In the three decades since 1990, productivity and incomes rose while inflation fell. Now, “nearly all the economic forces that drove economic progress are in retreat,” warns the World Bank in a new report. Growth in total factor productivity is slowing. Investment growth is weakening. The global workforce is aging. Covid’s health shocks and disruptions have triggered reversals in human capital.

The result: the threat of “a lost decade in the making” as global GDP growth is forecast to slow to a three-decade low of 2.2%. And the remedy, per the World Bank: increase investment, cut trade costs, double down on services, raise labor force participation, and strengthen global cooperation.

One piece of good(ish) news that could be a sign of where global inflation is headed: Increases in eurozone consumer prices slowed sharply in March to 6.9% year-on-year, even as the core rate excluding food and energy accelerated to 5.7%.

Eurozone CPI, year-on-year percent change

Eurozone CPI, year-on-year percent change

Source: Eurostat

Europe sharpens its trade defense tools

The EU is adding a new tool to its trade defense arsenal, just several months after another defensive measure aimed at distortive foreign subsidies entered into force in January. The new tool is called an anti-coercion instrument, designed to “deter third countries from targeting the EU…with economic coercion through measures affecting trade or investment.”

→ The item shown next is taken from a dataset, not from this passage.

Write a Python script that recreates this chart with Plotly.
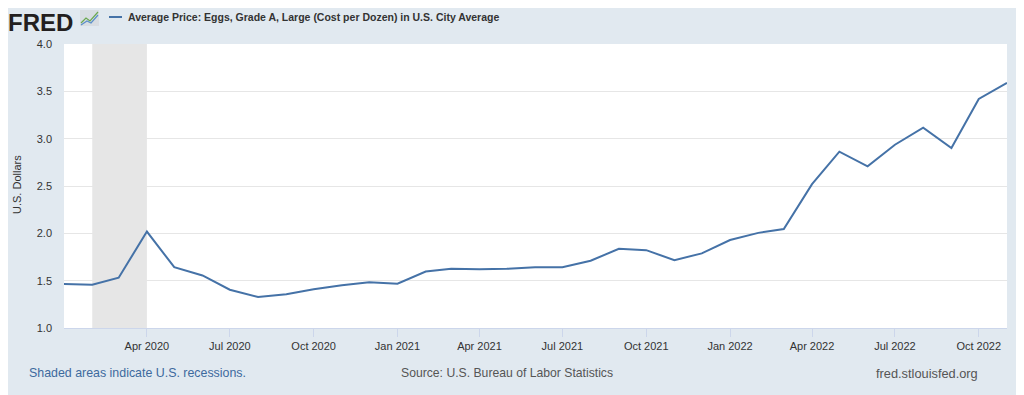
import plotly.graph_objects as go

dates = ["2020-01-01","2020-02-01","2020-03-01","2020-04-01","2020-05-01","2020-06-01",
         "2020-07-01","2020-08-01","2020-09-01","2020-10-01","2020-11-01","2020-12-01",
         "2021-01-01","2021-02-01","2021-03-01","2021-04-01","2021-05-01","2021-06-01",
         "2021-07-01","2021-08-01","2021-09-01","2021-10-01","2021-11-01","2021-12-01",
         "2022-01-01","2022-02-01","2022-03-01","2022-04-01","2022-05-01","2022-06-01",
         "2022-07-01","2022-08-01","2022-09-01","2022-10-01","2022-11-01"]
prices = [1.465,1.458,1.531,2.019,1.642,1.555,1.404,1.328,1.357,1.409,1.451,1.482,
          1.467,1.597,1.625,1.620,1.625,1.642,1.642,1.710,1.837,1.822,1.717,1.788,
          1.929,2.005,2.046,2.520,2.863,2.707,2.936,3.116,2.902,3.419,3.589]
recession_start = "2020-02-01"
recession_end = "2020-04-01"
tick_vals = ["2020-04-01","2020-07-01","2020-10-01","2021-01-01","2021-04-01","2021-07-01",
             "2021-10-01","2022-01-01","2022-04-01","2022-07-01","2022-10-01"]
tick_text = ["Apr 2020","Jul 2020","Oct 2020","Jan 2021","Apr 2021","Jul 2021",
             "Oct 2021","Jan 2022","Apr 2022","Jul 2022","Oct 2022"]
y_ticks = [1.0, 1.5, 2.0, 2.5, 3.0, 3.5, 4.0]
y_tick_text = ["1.0", "1.5", "2.0", "2.5", "3.0", "3.5", "4.0"]
series_name = "Average Price: Eggs, Grade A, Large (Cost per Dozen) in U.S. City Average"

BG = "#e1e9f0"
LINE = "#4572a7"
FONT = "Liberation Sans, Arial, sans-serif"

# page body has an 8px margin: plot area target is x 64..1007, y 44..328 on screen
PL, PR, PT, PB = 64, 1007, 44, 328
PW, PH = PR - PL, PB - PT

def px(x):
    return (x - PL) / PW

def py(y):
    return (PB - y) / PH

fig = go.Figure()
fig.add_vrect(x0=recession_start, x1=recession_end, fillcolor="#e6e6e6",
              line_width=0, layer="below")
fig.add_trace(go.Scatter(x=dates, y=prices, mode="lines",
                         line=dict(color=LINE, width=2), showlegend=False,
                         name=series_name))

fig.update_layout(
    width=1024, height=395,
    paper_bgcolor=BG, plot_bgcolor="white",
    margin=dict(l=PL - 8, r=1032 - PR, t=PT - 8, b=403 - PB, autoexpand=False),
    font=dict(family=FONT, size=11, color="#333333"),
    xaxis=dict(range=["2020-01-01", "2022-11-01"], tickvals=tick_vals, ticktext=tick_text,
               showgrid=False, ticks="outside", ticklen=8, tickcolor="#ccd6eb",
               tickfont=dict(size=11, color="#333333"), showline=True, linecolor="#ccd6eb",
               linewidth=1, zeroline=False, automargin=False),
    yaxis=dict(range=[1.0, 4.0], tickvals=y_ticks, ticktext=y_tick_text,
               gridcolor="#e6e6e6", gridwidth=1, zeroline=False, ticks="",
               ticklabelstandoff=11, automargin=False,
               tickfont=dict(size=11, color="#333333")),
)

# FRED logo text and small icon
fig.add_annotation(xref="paper", yref="paper", x=px(7), y=py(8), xanchor="left",
                   yanchor="top", text="<b>FRED</b>", showarrow=False, borderpad=0,
                   font=dict(family="Liberation Sans, Arial", size=24, color="#231f20"))
fig.add_shape(type="rect", xref="paper", yref="paper", x0=px(80), x1=px(99),
              y0=py(26), y1=py(10), fillcolor="#d8dde2", line_width=0)
fig.add_shape(type="path", xref="paper", yref="paper",
              path=f"M {px(81)} {py(23)} L {px(86)} {py(18)} L {px(90)} {py(21)} L {px(98)} {py(12)}",
              line=dict(color="#6aa84f", width=1.2))
fig.add_shape(type="path", xref="paper", yref="paper",
              path=f"M {px(81)} {py(25)} L {px(87)} {py(21)} L {px(91)} {py(23)} L {px(98)} {py(15)}",
              line=dict(color="#5b8fc9", width=1.2))

# legend entry
fig.add_shape(type="line", xref="paper", yref="paper", x0=px(109), x1=px(122),
              y0=py(17), y1=py(17), line=dict(color=LINE, width=2))
fig.add_annotation(xref="paper", yref="paper", x=px(126), y=py(17), xanchor="left",
                   yanchor="middle", text="<b>" + series_name + "</b>", showarrow=False,
                   font=dict(size=10.5, color="#333333"))

# y-axis title
fig.add_annotation(xref="paper", yref="paper", x=px(17), y=py(185), xanchor="center",
                   yanchor="middle", text="U.S. Dollars", textangle=-90, showarrow=False,
                   font=dict(size=11, color="#333333"))

# footer
fig.add_annotation(xref="paper", yref="paper", x=px(27), y=py(373), xanchor="left",
                   yanchor="middle", text="Shaded areas indicate U.S. recessions.", showarrow=False,
                   font=dict(size=12.4, color="#3d6a9e"))
fig.add_annotation(xref="paper", yref="paper", x=px(507), y=py(373), xanchor="center",
                   yanchor="middle", text="Source: U.S. Bureau of Labor Statistics", showarrow=False,
                   font=dict(size=12.2, color="#555555"))
fig.add_annotation(xref="paper", yref="paper", x=px(980), y=py(373), xanchor="right",
                   yanchor="middle", text="fred.stlouisfed.org", showarrow=False,
                   font=dict(size=12.8, color="#555555"))

fig.write_html("out.html")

With the new instrument, Europe can sidestep the World Trade Organization and directly hit back at coercive economic behavior. Among the measures the instrument allows for are increased customs duties, import and export restrictions, and restrictions on services and procurement.

All this is happening as Europe reckons with an assertive and aggressive China. As Ursula von der Leyen, president of the European Commission, said in a speech on Thursday: China’s “imperative for security and control now trumps the logic of free markets and open trade.” The implication is that competing requires reassessing the economic orthodoxy of globalization — or, at least, having options when other players distort that orthodoxy.

disruptors DISRUPTORS

Friendly or predatory?

China has firmly established itself as the international lender of last resort. Data from the AidData research institute at the College of William and Mary show that from 2000 to 2021, China provided 240 billion USD of emergency rescue financing to debtor countries—of which 185 billion USD was extended since 2016. In total, that’s still less than what the International Monetary Fund has doled out, but China’s share is growing fast. And that pace is likely to accelerate as the number of countries facing economic distress climbs. The generous interpretation is that China is taking on more responsibilities as a major power. The more cynical take points to risks of an opaque rival system of governance.

Summer is coming—along with energy security risks

Hot summer months pose energy risks for Europe. Industrial demand for natural gas may tick up, driving up prices. How much Chinese demand will rebound remains a significant wild card. Asian buyers may jump back into the spot market as prices have fallen, increasing competition. Then there’s weather conditions: Heat will mean more demand for cooling, while droughts could disrupt river transportation of oil and coal. And while US LNG exports offered a lifeline to Europe last year, projects are now facing delays amid rising interest rates, turmoil from the banking crisis, and supply chain shortages. In short: Europe’s energy security is still on fragile ground.